**What you will do**: Everything in the listing except the pictures should be written out exactly.

**Data section**:
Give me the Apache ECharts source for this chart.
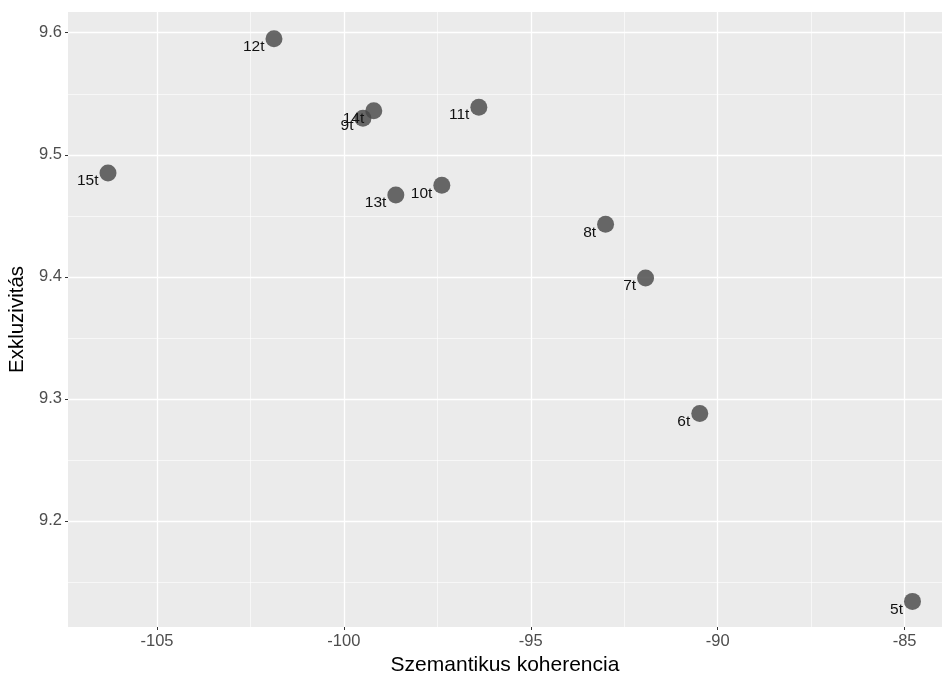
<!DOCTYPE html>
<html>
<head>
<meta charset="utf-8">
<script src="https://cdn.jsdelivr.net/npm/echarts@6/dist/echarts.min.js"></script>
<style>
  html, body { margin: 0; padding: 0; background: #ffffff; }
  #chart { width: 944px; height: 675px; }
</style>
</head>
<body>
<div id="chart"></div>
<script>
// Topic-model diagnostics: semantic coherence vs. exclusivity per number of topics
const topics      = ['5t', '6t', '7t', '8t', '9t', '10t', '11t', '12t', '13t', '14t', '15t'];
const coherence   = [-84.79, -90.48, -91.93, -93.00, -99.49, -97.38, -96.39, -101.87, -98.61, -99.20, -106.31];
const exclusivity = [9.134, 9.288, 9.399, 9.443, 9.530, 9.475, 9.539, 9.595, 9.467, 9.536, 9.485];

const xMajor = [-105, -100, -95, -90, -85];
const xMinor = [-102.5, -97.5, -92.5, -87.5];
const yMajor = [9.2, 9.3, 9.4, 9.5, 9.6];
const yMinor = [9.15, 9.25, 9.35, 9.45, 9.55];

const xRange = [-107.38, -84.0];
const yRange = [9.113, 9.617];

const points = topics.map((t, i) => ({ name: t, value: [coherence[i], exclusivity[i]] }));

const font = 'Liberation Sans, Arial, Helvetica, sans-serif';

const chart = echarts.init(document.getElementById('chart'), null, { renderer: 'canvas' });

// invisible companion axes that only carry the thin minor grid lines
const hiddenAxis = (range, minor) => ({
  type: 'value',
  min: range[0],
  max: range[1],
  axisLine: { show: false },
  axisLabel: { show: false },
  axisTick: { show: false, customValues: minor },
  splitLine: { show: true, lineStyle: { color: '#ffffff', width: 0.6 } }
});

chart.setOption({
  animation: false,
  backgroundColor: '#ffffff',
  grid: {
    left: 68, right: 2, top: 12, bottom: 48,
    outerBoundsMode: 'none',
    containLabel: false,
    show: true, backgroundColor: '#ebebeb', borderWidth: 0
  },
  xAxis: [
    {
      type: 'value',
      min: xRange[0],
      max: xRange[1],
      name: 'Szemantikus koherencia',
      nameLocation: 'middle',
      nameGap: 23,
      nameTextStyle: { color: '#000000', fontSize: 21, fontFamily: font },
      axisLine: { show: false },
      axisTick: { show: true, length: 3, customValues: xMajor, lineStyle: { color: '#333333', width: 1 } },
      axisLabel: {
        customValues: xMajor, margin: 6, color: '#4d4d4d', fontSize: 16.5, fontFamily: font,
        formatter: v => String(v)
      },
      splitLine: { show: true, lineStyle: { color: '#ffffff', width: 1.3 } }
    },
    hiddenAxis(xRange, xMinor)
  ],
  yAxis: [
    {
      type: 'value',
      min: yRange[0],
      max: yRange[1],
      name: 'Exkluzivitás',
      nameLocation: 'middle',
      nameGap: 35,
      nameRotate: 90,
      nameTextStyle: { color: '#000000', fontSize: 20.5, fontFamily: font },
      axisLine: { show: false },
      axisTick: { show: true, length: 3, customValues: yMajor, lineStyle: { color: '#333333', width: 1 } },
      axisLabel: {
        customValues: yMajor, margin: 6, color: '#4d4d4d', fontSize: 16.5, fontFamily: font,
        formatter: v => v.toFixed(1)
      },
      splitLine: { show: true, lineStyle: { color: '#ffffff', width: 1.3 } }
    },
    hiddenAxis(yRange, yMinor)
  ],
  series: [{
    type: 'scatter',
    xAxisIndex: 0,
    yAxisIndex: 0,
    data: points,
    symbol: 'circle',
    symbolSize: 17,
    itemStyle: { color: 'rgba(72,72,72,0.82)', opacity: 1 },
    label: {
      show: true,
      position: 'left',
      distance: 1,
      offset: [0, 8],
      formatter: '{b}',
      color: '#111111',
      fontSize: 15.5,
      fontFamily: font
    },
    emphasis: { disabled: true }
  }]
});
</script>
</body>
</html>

**Output of the task**:
Give me the Apache ECharts source for this chart.
<!DOCTYPE html>
<html>
<head>
<meta charset="utf-8">
<script src="https://cdn.jsdelivr.net/npm/echarts@6/dist/echarts.min.js"></script>
<style>
  html, body { margin: 0; padding: 0; background: #ffffff; }
  #chart { width: 944px; height: 675px; }
</style>
</head>
<body>
<div id="chart"></div>
<script>
// Topic-model diagnostics: semantic coherence vs. exclusivity per number of topics
const topics      = ['5t', '6t', '7t', '8t', '9t', '10t', '11t', '12t', '13t', '14t', '15t'];
const coherence   = [-84.79, -90.48, -91.93, -93.00, -99.49, -97.38, -96.39, -101.87, -98.61, -99.20, -106.31];
const exclusivity = [9.134, 9.288, 9.399, 9.443, 9.530, 9.475, 9.539, 9.595, 9.467, 9.536, 9.485];

const xMajor = [-105, -100, -95, -90, -85];
const xMinor = [-102.5, -97.5, -92.5, -87.5];
const yMajor = [9.2, 9.3, 9.4, 9.5, 9.6];
const yMinor = [9.15, 9.25, 9.35, 9.45, 9.55];

const xRange = [-107.38, -84.0];
const yRange = [9.113, 9.617];

const points = topics.map((t, i) => ({ name: t, value: [coherence[i], exclusivity[i]] }));

const font = 'Liberation Sans, Arial, Helvetica, sans-serif';

const chart = echarts.init(document.getElementById('chart'), null, { renderer: 'canvas' });

// invisible companion axes that only carry the thin minor grid lines
const hiddenAxis = (range, minor) => ({
  type: 'value',
  min: range[0],
  max: range[1],
  axisLine: { show: false },
  axisLabel: { show: false },
  axisTick: { show: false, customValues: minor },
  splitLine: { show: true, lineStyle: { color: '#ffffff', width: 0.6 } }
});

chart.setOption({
  animation: false,
  backgroundColor: '#ffffff',
  grid: {
    left: 68, right: 2, top: 12, bottom: 48,
    outerBoundsMode: 'none',
    containLabel: false,
    show: true, backgroundColor: '#ebebeb', borderWidth: 0
  },
  xAxis: [
    {
      type: 'value',
      min: xRange[0],
      max: xRange[1],
      name: 'Szemantikus koherencia',
      nameLocation: 'middle',
      nameGap: 23,
      nameTextStyle: { color: '#000000', fontSize: 21, fontFamily: font },
      axisLine: { show: false },
      axisTick: { show: true, length: 3, customValues: xMajor, lineStyle: { color: '#333333', width: 1 } },
      axisLabel: {
        customValues: xMajor, margin: 6, color: '#4d4d4d', fontSize: 16.5, fontFamily: font,
        formatter: v => String(v)
      },
      splitLine: { show: true, lineStyle: { color: '#ffffff', width: 1.3 } }
    },
    hiddenAxis(xRange, xMinor)
  ],
  yAxis: [
    {
      type: 'value',
      min: yRange[0],
      max: yRange[1],
      name: 'Exkluzivitás',
      nameLocation: 'middle',
      nameGap: 35,
      nameRotate: 90,
      nameTextStyle: { color: '#000000', fontSize: 20.5, fontFamily: font },
      axisLine: { show: false },
      axisTick: { show: true, length: 3, customValues: yMajor, lineStyle: { color: '#333333', width: 1 } },
      axisLabel: {
        customValues: yMajor, margin: 6, color: '#4d4d4d', fontSize: 16.5, fontFamily: font,
        formatter: v => v.toFixed(1)
      },
      splitLine: { show: true, lineStyle: { color: '#ffffff', width: 1.3 } }
    },
    hiddenAxis(yRange, yMinor)
  ],
  series: [{
    type: 'scatter',
    xAxisIndex: 0,
    yAxisIndex: 0,
    data: points,
    symbol: 'circle',
    symbolSize: 17,
    itemStyle: { color: 'rgba(72,72,72,0.82)', opacity: 1 },
    label: {
      show: true,
      position: 'left',
      distance: 1,
      offset: [0, 8],
      formatter: '{b}',
      color: '#111111',
      fontSize: 15.5,
      fontFamily: font
    },
    emphasis: { disabled: true }
  }]
});
</script>
</body>
</html>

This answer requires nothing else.